With two months (August and September) to go in the cost-of-living countdown, federal, military and Social Security retirees are eagerly awaiting their 2018 cost-of-living adjustment (COLA). Last month, the COLA — based on the nationwide rise in living costs measured by the Labor Department’s Bureau of Labor Statistics — stood at 1.6 percent, but the Consumer Price Index for the month of July dipped slightly, dropping the estimate to 1.52 percent. The actual amount of the 2018 COLA will be based on the average of the indices of July, August, and September, in comparison with the previous year’s third quarter average.

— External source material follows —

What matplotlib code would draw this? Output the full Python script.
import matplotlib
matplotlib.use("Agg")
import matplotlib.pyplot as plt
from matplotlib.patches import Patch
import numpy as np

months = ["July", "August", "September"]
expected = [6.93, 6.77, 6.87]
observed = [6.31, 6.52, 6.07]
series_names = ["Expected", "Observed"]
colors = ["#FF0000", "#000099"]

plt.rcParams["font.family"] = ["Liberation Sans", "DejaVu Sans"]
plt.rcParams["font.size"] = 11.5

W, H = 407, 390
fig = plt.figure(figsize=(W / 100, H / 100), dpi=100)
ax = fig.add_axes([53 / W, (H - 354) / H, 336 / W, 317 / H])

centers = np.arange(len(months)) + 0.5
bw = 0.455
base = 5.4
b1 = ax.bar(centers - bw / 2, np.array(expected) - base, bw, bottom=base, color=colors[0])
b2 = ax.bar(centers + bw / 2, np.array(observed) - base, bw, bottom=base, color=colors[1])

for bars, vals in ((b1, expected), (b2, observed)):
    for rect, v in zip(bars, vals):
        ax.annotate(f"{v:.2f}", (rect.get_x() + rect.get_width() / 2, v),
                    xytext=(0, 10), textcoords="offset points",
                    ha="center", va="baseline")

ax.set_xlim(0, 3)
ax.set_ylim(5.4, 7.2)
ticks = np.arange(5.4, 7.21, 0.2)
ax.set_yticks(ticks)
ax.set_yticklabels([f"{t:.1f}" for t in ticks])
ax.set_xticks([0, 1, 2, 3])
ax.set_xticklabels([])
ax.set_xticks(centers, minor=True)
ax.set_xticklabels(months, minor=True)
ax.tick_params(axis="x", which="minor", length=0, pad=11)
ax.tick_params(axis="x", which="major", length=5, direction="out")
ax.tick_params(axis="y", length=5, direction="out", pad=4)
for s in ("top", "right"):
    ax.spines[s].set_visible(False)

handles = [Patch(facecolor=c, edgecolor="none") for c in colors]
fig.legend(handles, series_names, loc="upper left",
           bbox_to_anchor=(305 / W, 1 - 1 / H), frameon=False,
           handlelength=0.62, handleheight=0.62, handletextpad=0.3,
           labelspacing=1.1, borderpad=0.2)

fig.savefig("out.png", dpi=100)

The final number won’t be known until mid-October.
Any COLA increase is a plus because retirees (as well as most federal workers) can expect their 2018 health insurance premiums to go up. This year, the average premium increase was about 4.4 percent, but that, like most averages, is misleading because the increases varied greatly among the 20-plus plans offered to the 8 million-plus federal workers, retirees and their survivors.
The 2018 open season, when workers and retirees pick their coverage for next year, will begin in mid-November and run through early December. The health care debate in Congress — whether to reform, repeal or let stand the Affordable Care Act (Obamacare) has no direct impact on current or former feds under the Federal Employee Health Benefits Program. Regardless of how much FEHBP premiums go up next year, the government, by law, will continue to pay an average of 72 percent of the premium for white-collar feds and retirees, and up to 75 percent (thanks to their union contracts) for postal workers.

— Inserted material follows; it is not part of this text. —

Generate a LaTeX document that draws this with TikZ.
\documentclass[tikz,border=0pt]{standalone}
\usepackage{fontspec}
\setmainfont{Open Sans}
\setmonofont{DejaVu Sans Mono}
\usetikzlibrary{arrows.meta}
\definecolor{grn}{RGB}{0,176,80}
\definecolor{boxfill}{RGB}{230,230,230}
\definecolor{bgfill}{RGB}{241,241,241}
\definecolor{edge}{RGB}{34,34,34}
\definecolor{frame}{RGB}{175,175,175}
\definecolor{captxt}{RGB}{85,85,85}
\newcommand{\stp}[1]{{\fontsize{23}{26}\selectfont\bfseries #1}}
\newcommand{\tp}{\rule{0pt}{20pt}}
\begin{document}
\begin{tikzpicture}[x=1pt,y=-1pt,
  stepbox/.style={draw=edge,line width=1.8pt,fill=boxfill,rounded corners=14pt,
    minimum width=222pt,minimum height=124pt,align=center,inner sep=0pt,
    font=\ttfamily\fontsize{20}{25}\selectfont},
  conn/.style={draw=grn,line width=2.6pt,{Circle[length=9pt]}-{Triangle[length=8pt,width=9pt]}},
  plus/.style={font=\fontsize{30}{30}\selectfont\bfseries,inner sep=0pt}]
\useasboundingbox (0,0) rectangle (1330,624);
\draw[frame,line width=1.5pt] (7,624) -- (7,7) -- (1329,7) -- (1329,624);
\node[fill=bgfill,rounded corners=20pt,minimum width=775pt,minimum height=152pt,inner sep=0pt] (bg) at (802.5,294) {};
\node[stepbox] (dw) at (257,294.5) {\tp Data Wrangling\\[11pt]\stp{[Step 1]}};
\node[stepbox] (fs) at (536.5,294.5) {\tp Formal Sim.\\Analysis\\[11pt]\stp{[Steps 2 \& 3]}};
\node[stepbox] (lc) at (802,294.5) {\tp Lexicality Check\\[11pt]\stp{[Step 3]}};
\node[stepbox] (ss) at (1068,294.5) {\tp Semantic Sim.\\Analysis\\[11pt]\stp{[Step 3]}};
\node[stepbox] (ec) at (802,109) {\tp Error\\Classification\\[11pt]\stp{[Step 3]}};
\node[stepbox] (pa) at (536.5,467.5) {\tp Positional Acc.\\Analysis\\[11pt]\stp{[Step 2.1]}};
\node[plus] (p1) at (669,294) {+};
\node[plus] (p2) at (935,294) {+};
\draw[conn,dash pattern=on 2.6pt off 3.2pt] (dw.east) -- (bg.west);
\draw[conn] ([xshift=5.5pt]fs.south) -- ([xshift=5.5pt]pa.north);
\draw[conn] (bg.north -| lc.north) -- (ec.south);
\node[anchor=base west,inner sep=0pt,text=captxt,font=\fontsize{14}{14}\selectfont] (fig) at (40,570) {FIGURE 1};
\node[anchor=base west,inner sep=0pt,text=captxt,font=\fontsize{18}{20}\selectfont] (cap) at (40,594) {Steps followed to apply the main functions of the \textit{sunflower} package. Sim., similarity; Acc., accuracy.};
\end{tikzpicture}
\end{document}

While an inflation adjustment of “only” 1.7 percent (if that number holds) doesn’t seem like much, it is quite respectable in light of the low inflation rate for the last couple of years. Retirees didn’t get any COLAs in 2010, 2011 and 2016. The inflation catch-up they got in 2017 was a mere 0.3 percent, which barely made a dent in higher health insurance premiums and much higher long-term care insurance premiums for federal and postal workers and retirees.
Retirees got 1.7 percent in 2013, another 1.5 percent in 2014 and 1.7 percent in January 2015. While considered small by many retirees, the compounding effect of any increase is important. Few private-sector pension packages offer any inflation-protection for their retirees. Some who retired on a $1,000 per month pension in 2000 would still be getting $1,000 today.
Many, if not most, private companies have dropped (if they ever offered) defined benefit retirement plans. Most of them require newer workers to finance their own retirement by paying into Social Security and 401(k) plans, which may, or more often do not, include any match from the employer. Uncle Sam, by contrast, will match employee contributions by up to 5 percent for the majority of workers under the FERS retirement program.
The last substantial COLAs that retired feds, military retirees and people under Social Security got was a 5.8 percent adjustment in 2009 and a 4.1 percent increase in 2006.
Under law, retirees under the FERS program do not get any cost-of-living adjustment until they reach age 62. CSRS retirees qualify for full COLAs regardless of age. Once FERS retirees reach age 62, they get full COLAs up to 2 percent and so-call diet COLAs (less than the full inflation rate) for increases over 2 percent.
The Trump administration has proposed a diet COLA system for CSRS retirees and elimination of future inflation-adjustments for current and future retirees under the old CSRS program.
The National Active and Retired Federal Employees has warned that reducing or abolishing future COLAs could cost both current and future retirees tens of thousands of dollars in lifetime income.